7.3. We have submitted further that the Bill falls short of entrenching IPID’s independence by failing to provide a statutory minimum for the IPID ED’s remuneration and that the President should proclaim into effect section 6A of the IPID Act to complete the legislative response to the Constitutional Court’s order in McBride.

Footnotes:

McBride v Minister of Police and Others (Helen Suzman Foundation as Amicus Curiae) [2016] ZACC 30; 2016

(2) SACR 585 (CC); 2016 (11) BCLR 1398 (CC) (“McBride”).

McBride para 40.

3 Ibid.

4 The Bill, laudably, does away with a renewable term for the IPID ED and instead provides for a single non-renewable term of seven to ten years.

Helen Suzman Foundation v Robert McBride and Others (1065/2019) [2021] ZASCA 36 (7 April 2021) para 26.

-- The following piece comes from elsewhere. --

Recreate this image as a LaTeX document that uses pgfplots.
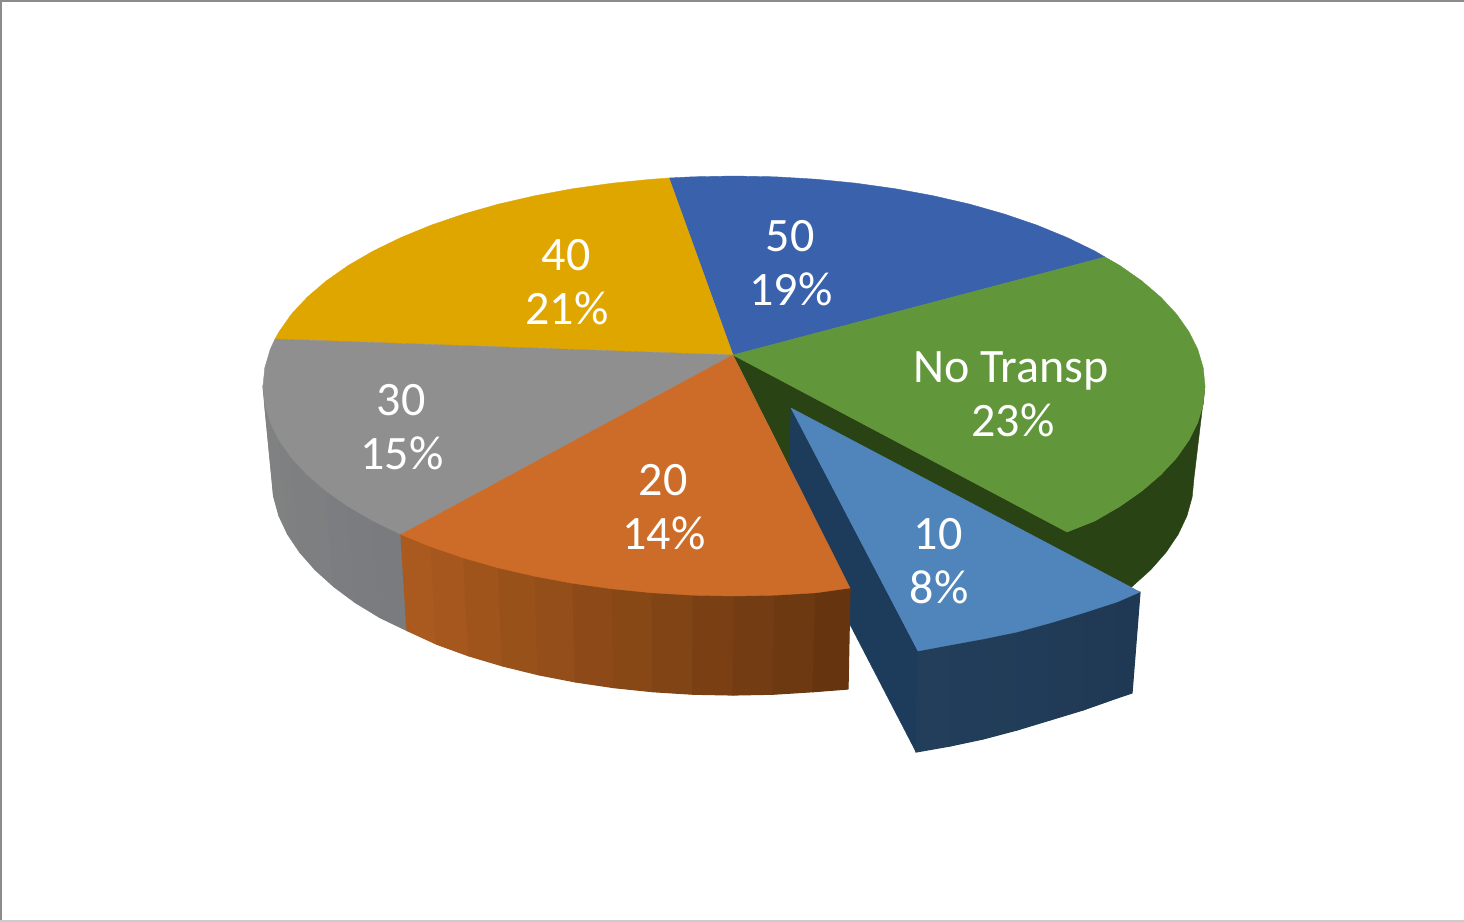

6 See section 206(1) of the Constitution.

McBride para 37.

8 The Civilian Secretariat for the Police (“Secretariat”) suggested inserting such a panel into the process for appointing the IPID ED in a previous iteration of the Bill. However, the Secretariat suggested that the panel be appointed solely by the Minister, who would in turn make the final decision of appointing the IPID ED. Since such an arrangement voids any role for Parliament in appointing the panel and in making the ultimate appointment, it would suffer the same defects that we suggest the Bill does here.

9 Section 6A was proposed in the Independent Police Investigative Directorate Amendment Act No. 27 of 2019, which was signed into law on 26 May 2020.

10 Glenister v President of the Republic of South Africa and Others 2011 (3) SA 347 (CC) at para 227.